Thursday, October 3, 2013

Anti Federalist Papers No 18-20, What Does history Teach? Part 2

“A NEWPORT MAN,” wrote this wit which appeared in The Newport Mercury, March 17, 1788.

. . . – I perceive in your last [issue a] piece signed “A Rhode-Island Man,” it seems wrote with an air of confidence and triumph; he speaks of reason and reasoning-I wish he had known or practised some of that reasoning he so much pretends to; his essay had been much shorter. We are told in this piece, as well as others on the same side, that an ability given to British subjects to recover their debts in this country will be one of the blessings of a new government, by inducing the British to abandon the frontiers, or be left without excuse. But the British have no other reason for holding the posts, after the time named in the treaty for their evacuation, than the last reason of Kings, that is, their guns. And giving them the treasure of the United States is a very unlikely means of removing that. If the British subject met with legal impediments to the recovery of his debts in this country, for [the] British government to have put the same stop on our citizens would have been a proper, an ample retaliation.
 But there is nothing within the compass of possibility of which I am not perfectly sure, that I am more fully persuaded of than I am, that the British will never relinquish the posts in question until compelled by force; because no nation pays less regard to the faith of treaties than the British. Witness their conduct to the French in 1755, when they took a very great number of men of war and merchant ships before war was declared, because the French had built some forts on the south side of an imaginary line in the wilds of America; and again, the violation of the articles by which the people of Boston resigned their arms; and the violation of the capitulation of Charles Town.
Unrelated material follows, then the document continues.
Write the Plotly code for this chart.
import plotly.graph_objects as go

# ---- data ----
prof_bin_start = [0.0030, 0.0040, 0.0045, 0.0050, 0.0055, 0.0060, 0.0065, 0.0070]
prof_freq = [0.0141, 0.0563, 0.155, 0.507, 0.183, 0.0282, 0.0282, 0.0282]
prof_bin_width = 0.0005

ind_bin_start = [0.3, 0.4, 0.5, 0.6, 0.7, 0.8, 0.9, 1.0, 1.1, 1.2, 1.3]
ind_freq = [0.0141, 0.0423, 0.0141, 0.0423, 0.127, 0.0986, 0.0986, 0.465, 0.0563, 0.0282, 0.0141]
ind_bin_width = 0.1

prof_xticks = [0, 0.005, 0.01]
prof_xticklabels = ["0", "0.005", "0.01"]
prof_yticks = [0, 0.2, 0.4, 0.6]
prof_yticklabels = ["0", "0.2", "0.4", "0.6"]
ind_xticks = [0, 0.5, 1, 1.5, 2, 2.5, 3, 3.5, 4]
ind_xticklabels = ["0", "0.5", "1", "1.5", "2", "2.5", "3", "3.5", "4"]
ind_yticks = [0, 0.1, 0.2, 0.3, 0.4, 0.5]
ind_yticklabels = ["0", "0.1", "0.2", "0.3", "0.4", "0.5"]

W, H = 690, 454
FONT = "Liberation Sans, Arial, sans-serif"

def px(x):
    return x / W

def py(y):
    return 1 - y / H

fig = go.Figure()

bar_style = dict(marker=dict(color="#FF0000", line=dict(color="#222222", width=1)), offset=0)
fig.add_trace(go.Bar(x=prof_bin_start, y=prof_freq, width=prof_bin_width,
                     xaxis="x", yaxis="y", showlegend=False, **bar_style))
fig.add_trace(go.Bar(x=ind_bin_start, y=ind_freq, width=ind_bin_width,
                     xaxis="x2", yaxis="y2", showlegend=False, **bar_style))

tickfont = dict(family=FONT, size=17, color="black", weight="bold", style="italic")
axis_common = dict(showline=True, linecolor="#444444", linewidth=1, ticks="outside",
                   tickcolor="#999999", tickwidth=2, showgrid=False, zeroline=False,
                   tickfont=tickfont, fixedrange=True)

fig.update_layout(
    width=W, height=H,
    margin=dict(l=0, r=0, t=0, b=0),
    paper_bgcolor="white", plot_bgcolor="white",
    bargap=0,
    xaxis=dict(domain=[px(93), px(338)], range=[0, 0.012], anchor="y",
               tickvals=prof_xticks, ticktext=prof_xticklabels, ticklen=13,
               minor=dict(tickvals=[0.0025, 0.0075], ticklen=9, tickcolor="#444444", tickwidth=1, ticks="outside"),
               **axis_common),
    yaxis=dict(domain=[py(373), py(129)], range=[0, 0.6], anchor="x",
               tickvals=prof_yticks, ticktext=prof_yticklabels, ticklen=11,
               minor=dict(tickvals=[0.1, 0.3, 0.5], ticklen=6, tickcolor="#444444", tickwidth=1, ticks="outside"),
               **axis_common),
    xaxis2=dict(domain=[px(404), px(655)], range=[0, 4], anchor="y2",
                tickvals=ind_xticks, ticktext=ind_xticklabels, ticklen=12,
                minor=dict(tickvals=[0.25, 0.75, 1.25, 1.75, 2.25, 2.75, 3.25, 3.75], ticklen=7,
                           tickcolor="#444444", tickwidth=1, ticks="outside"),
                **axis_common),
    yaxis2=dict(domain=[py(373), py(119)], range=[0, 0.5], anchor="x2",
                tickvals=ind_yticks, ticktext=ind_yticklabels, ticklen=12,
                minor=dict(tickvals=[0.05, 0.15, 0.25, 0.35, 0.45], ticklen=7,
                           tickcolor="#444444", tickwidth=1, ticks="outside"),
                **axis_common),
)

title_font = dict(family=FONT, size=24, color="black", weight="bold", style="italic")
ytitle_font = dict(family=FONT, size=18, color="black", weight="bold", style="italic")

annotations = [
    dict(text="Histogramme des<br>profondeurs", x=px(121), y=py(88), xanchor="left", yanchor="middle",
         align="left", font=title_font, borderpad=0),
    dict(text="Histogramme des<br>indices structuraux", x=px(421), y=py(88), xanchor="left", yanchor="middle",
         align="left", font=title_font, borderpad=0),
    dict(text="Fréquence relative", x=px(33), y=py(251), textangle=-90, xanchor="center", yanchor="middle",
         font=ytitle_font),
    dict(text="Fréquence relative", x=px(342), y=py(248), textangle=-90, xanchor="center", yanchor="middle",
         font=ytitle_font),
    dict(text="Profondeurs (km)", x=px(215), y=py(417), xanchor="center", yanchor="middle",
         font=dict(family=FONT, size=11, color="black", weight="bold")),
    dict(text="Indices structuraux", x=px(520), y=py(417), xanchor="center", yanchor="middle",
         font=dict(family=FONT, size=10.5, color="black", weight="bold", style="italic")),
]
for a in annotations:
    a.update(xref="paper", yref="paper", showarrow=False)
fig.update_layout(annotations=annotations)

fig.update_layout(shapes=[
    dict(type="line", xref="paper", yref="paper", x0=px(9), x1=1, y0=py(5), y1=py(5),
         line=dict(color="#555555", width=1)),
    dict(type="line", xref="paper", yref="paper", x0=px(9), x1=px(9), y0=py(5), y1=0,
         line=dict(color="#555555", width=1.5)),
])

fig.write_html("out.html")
Again we are told that Congress has no credit with foreigners, because they have no power to fulfill their engagements.
 And this we are told, with a boldness exceeded by nothing but its falsehood, perhaps in the same paper that announces to the world the loan of a million of Holland gilders-if I mistake not the sum; a sum equal to 250,000 Spanish Dollars-and all this done by the procurement of that very Congress whose insignificancy and want of power had been constantly proclaimed for two or three years before. The Dutch are the most cautious people on earth, and it is reasonable to suppose they were abundantly persuaded of the permanency and efficacy of our government by their risking so much money on it.